**Short exercise:** Everything from the first line of the data through the line with "0.065, 0.105, 0.070]" is to be echoed exactly, minus the pictures.

>> begin

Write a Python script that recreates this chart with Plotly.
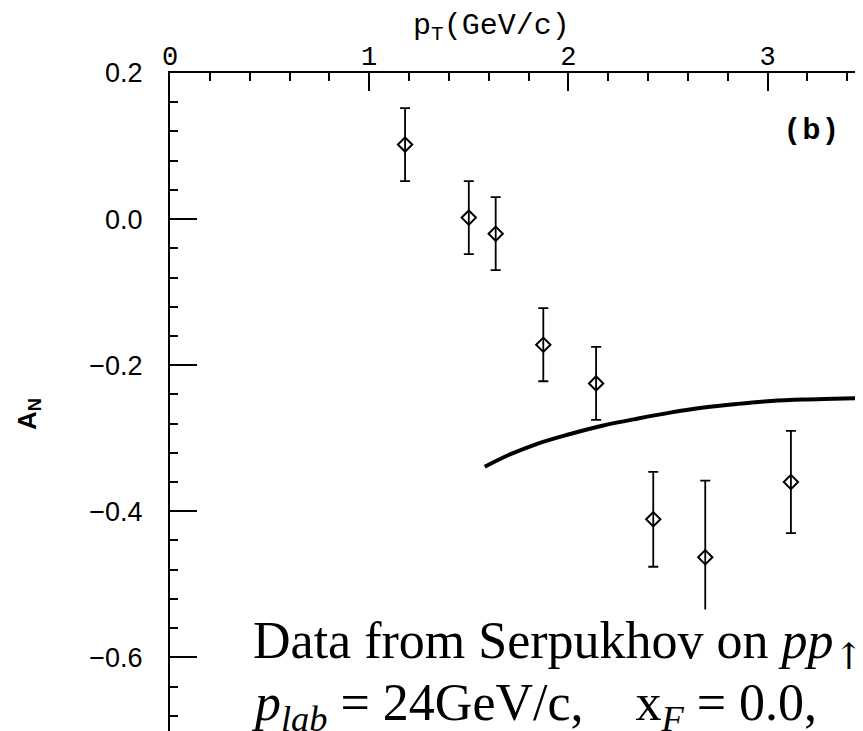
import plotly.graph_objects as go

# ---- data ----
pt_data = [1.18, 1.50, 1.635, 1.874, 2.139, 2.426, 2.687, 3.117]
an_data = [0.102, 0.002, -0.020, -0.172, -0.225, -0.411, -0.463, -0.360]
an_err = [0.050, 0.050, 0.050, 0.050, 0.050, 0.065, 0.105, 0.070]

pt_curve = [1.58, 1.70, 1.84, 2.00, 2.17, 2.35, 2.51, 2.68, 2.85, 3.02, 3.18, 3.33, 3.48]
an_curve = [-0.339, -0.323, -0.308, -0.295, -0.283, -0.273, -0.265, -0.258,
            -0.253, -0.249, -0.247, -0.246, -0.245]

x_ticks = [0, 1, 2, 3]
y_ticks = [0.2, 0.0, -0.2, -0.4, -0.6]
y_ticklabels = ["0.2", "0.0", "\u22120.2", "\u22120.4", "\u22120.6"]

# The page body has an 8px margin, so the figure is sized to fill the rest.
OFF = 8
W, H = 863 - OFF, 731 - OFF
ML, MT = 170 - OFF, 73 - OFF

fig = go.Figure()

fig.add_trace(go.Scatter(
    x=pt_curve, y=an_curve, mode="lines",
    line=dict(color="black", width=4, shape="spline", smoothing=1.0),
    showlegend=False, hoverinfo="skip"))

fig.add_trace(go.Scatter(
    x=pt_data, y=an_data, mode="markers",
    marker=dict(symbol="diamond-open", size=11, color="black",
                line=dict(width=2, color="black")),
    error_y=dict(type="data", array=an_err, visible=True,
                 color="black", thickness=1.8, width=5),
    showlegend=False))


def px2paper(px, py):
    fx, fy = px - OFF, py - OFF
    return (fx - ML) / (W - ML), (H - fy) / (H - MT)


annotations = []

# x-axis title
x_, y_ = px2paper(491, 28)
annotations.append(dict(
    x=x_, y=y_, xref="paper", yref="paper", showarrow=False,
    text="p<sub>T</sub>(GeV/c)", xanchor="center", yanchor="middle",
    font=dict(family="Liberation Mono", size=30, color="black")))

# y-axis title
x_, y_ = px2paper(28, 414)
annotations.append(dict(
    x=x_, y=y_, xref="paper", yref="paper", showarrow=False,
    text="<b>A<sub>N</sub></b>", textangle=-90,
    xanchor="center", yanchor="middle",
    font=dict(family="Liberation Sans", size=26, color="black")))

# panel label
x_, y_ = px2paper(811, 129)
annotations.append(dict(
    x=x_, y=y_, xref="paper", yref="paper", showarrow=False,
    text="<b>(\u2009b\u2009)</b>", xanchor="center", yanchor="middle",
    font=dict(family="Liberation Sans", size=29, color="black")))

# bottom text lines
x_, y_ = px2paper(250, 645)
annotations.append(dict(
    x=x_, y=y_, xref="paper", yref="paper", showarrow=False,
    text="Data from Serpukhov on <i>pp</i><sub><span style=\"font-family:'DejaVu Serif'\">\u2191</span></sub>",
    xanchor="left", yanchor="middle", bgcolor="white", borderpad=2,
    font=dict(family="Liberation Serif", size=52, color="black")))

x_, y_ = px2paper(250, 706)
annotations.append(dict(
    x=x_, y=y_, xref="paper", yref="paper", showarrow=False,
    text="<i>p</i><sub><i>lab</i></sub> = 24GeV/c,&nbsp;&nbsp;&nbsp; x<sub><i>F</i></sub> = 0.0,",
    xanchor="left", yanchor="middle", bgcolor="white", borderpad=0,
    font=dict(family="Liberation Serif", size=52, color="black")))

x_range = [0, (863 - 170) / 199.2]
y_top = 0.2
y_range = [y_top - (H - MT) / 730.4, y_top]

fig.update_layout(
    width=W, height=H,
    margin=dict(l=ML, r=0, t=MT, b=0, pad=0),
    paper_bgcolor="white", plot_bgcolor="white",
    annotations=annotations,
    xaxis=dict(
        side="top", range=x_range, showgrid=False, zeroline=False,
        showline=True, linecolor="black", linewidth=2, mirror=False,
        tickmode="array", tickvals=x_ticks, ticktext=[str(v) for v in x_ticks],
        ticks="inside", ticklen=18, tickwidth=1.8, tickcolor="black",
        ticklabelstandoff=-5,
        tickfont=dict(family="Liberation Mono", size=27, color="black"),
        minor=dict(dtick=0.2, tick0=0, ticks="inside", ticklen=8,
                   tickwidth=1.5, tickcolor="black", showgrid=False),
    ),
    yaxis=dict(
        range=y_range, showgrid=False, zeroline=False,
        showline=True, linecolor="black", linewidth=2, mirror=False,
        tickmode="array", tickvals=y_ticks, ticktext=y_ticklabels,
        ticks="inside", ticklen=27, tickwidth=1.8, tickcolor="black",
        ticklabelstandoff=20,
        tickfont=dict(family="Liberation Sans", size=27, color="black"),
        minor=dict(dtick=0.04, tick0=0, ticks="inside", ticklen=8,
                   tickwidth=1.5, tickcolor="black", showgrid=False),
    ),
)

fig.write_html("out.html")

>> end

**Reply to the exercise:**
Write a Python script that recreates this chart with Plotly.
import plotly.graph_objects as go

# ---- data ----
pt_data = [1.18, 1.50, 1.635, 1.874, 2.139, 2.426, 2.687, 3.117]
an_data = [0.102, 0.002, -0.020, -0.172, -0.225, -0.411, -0.463, -0.360]
an_err = [0.050, 0.050, 0.050, 0.050, 0.050, 0.065, 0.105, 0.070]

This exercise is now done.